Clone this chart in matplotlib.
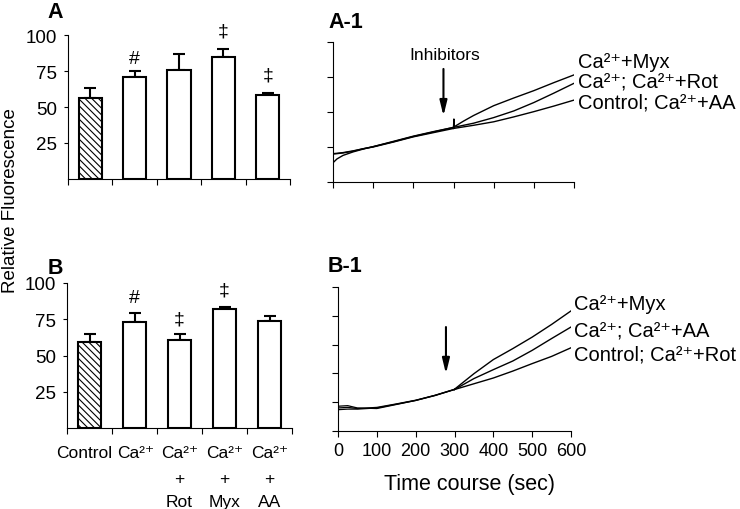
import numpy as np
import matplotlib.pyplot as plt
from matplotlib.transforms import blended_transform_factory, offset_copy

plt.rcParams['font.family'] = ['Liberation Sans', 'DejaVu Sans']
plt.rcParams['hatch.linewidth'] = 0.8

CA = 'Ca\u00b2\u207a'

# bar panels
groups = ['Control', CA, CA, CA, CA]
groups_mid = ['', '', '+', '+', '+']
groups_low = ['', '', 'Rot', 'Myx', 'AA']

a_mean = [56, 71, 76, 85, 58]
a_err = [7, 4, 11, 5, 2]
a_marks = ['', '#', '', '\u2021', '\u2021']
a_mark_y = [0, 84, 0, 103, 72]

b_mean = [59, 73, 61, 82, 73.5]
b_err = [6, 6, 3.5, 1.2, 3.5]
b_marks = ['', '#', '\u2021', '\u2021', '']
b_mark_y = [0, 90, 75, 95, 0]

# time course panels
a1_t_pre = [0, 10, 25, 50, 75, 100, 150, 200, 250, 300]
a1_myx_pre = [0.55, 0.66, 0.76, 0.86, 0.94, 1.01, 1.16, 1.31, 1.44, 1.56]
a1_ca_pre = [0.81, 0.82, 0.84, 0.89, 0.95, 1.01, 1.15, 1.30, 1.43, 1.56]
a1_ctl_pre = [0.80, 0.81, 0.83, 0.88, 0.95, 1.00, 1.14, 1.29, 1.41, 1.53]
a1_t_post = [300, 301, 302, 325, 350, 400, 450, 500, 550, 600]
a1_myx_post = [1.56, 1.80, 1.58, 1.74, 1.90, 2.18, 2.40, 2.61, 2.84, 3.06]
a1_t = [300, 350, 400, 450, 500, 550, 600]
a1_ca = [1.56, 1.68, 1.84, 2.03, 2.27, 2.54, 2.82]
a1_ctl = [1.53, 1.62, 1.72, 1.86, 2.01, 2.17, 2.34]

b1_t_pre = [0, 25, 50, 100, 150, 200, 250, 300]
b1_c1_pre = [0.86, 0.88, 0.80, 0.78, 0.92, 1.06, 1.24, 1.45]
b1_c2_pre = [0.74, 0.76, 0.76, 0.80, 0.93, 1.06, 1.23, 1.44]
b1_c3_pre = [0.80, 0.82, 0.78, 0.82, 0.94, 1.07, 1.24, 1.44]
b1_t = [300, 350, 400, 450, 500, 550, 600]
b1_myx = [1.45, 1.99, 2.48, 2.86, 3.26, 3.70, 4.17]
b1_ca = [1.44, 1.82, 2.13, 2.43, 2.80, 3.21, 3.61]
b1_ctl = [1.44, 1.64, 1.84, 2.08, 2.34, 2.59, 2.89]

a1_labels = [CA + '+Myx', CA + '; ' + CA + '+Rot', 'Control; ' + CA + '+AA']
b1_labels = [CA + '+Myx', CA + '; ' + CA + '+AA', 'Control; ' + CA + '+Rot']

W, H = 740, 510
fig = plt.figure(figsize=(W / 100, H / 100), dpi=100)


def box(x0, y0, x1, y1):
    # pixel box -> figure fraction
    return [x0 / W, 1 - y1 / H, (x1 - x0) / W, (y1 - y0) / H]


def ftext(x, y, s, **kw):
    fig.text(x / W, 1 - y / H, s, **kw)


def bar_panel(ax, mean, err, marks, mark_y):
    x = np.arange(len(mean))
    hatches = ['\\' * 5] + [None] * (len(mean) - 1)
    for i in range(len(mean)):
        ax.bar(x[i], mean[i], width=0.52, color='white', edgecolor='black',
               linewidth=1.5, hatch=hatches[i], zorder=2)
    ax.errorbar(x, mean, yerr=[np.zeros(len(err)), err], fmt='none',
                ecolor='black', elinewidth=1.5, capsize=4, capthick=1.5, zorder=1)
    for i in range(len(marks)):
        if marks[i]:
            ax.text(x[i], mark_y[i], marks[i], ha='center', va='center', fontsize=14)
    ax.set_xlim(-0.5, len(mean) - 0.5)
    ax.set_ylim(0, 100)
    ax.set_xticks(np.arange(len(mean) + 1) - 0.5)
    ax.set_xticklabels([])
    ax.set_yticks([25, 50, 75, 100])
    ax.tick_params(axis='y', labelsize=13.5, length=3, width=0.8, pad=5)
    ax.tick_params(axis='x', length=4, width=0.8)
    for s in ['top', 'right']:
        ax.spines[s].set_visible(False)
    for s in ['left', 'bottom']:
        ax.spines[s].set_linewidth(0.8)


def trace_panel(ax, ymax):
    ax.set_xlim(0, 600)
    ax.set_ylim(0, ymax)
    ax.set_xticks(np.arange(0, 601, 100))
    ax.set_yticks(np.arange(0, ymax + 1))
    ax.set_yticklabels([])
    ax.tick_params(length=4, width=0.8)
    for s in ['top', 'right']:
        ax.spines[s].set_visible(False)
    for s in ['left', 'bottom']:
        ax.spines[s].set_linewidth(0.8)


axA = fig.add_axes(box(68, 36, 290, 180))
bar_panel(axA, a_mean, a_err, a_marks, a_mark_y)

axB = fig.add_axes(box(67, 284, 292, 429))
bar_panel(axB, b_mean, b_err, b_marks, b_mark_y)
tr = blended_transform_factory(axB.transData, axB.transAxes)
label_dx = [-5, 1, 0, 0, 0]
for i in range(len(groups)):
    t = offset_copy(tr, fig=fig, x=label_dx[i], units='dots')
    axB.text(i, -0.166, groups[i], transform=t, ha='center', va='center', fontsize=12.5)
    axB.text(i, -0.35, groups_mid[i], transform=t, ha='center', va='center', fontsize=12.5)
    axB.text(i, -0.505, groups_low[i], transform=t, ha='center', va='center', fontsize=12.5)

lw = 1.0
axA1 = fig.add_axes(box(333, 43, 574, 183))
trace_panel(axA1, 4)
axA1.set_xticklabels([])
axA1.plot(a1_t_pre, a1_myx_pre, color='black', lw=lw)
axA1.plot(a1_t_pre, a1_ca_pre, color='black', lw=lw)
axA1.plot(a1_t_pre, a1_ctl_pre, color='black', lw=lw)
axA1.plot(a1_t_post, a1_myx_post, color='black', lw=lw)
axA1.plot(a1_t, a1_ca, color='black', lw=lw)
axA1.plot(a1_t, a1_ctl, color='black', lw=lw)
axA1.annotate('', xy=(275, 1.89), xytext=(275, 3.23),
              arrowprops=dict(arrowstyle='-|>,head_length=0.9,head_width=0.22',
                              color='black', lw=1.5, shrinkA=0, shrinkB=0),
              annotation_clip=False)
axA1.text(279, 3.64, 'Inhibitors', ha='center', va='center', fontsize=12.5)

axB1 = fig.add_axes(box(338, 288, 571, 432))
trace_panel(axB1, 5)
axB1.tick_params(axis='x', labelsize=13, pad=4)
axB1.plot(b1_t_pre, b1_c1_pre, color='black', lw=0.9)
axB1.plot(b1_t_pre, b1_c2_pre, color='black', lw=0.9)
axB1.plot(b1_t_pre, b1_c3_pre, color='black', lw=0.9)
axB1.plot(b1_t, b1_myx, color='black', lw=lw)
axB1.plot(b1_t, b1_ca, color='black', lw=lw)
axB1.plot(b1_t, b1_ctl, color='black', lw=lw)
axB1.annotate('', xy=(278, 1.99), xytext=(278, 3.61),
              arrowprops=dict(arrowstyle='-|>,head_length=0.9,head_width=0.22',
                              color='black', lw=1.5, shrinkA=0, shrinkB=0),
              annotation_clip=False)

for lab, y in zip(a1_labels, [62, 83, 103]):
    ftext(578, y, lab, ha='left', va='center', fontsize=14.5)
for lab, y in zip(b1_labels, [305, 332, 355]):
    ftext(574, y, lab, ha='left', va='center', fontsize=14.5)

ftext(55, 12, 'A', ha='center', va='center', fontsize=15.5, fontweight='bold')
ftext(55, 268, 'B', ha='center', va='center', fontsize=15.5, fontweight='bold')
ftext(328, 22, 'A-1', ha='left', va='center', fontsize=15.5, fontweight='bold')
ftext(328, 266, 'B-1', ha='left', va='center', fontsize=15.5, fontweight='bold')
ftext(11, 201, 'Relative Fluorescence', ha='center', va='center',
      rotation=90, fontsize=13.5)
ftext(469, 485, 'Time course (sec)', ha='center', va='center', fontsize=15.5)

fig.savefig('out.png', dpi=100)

_WHAT THE TASK REQUIRES_. From the first line above through the line containing "groups_low = ['', '', 'Rot', 'Myx', 'AA']", copy everything exactly, without the pictures.

_EXERCISE RESULT_.
Clone this chart in matplotlib.
import numpy as np
import matplotlib.pyplot as plt
from matplotlib.transforms import blended_transform_factory, offset_copy

plt.rcParams['font.family'] = ['Liberation Sans', 'DejaVu Sans']
plt.rcParams['hatch.linewidth'] = 0.8

CA = 'Ca\u00b2\u207a'

# bar panels
groups = ['Control', CA, CA, CA, CA]
groups_mid = ['', '', '+', '+', '+']
groups_low = ['', '', 'Rot', 'Myx', 'AA']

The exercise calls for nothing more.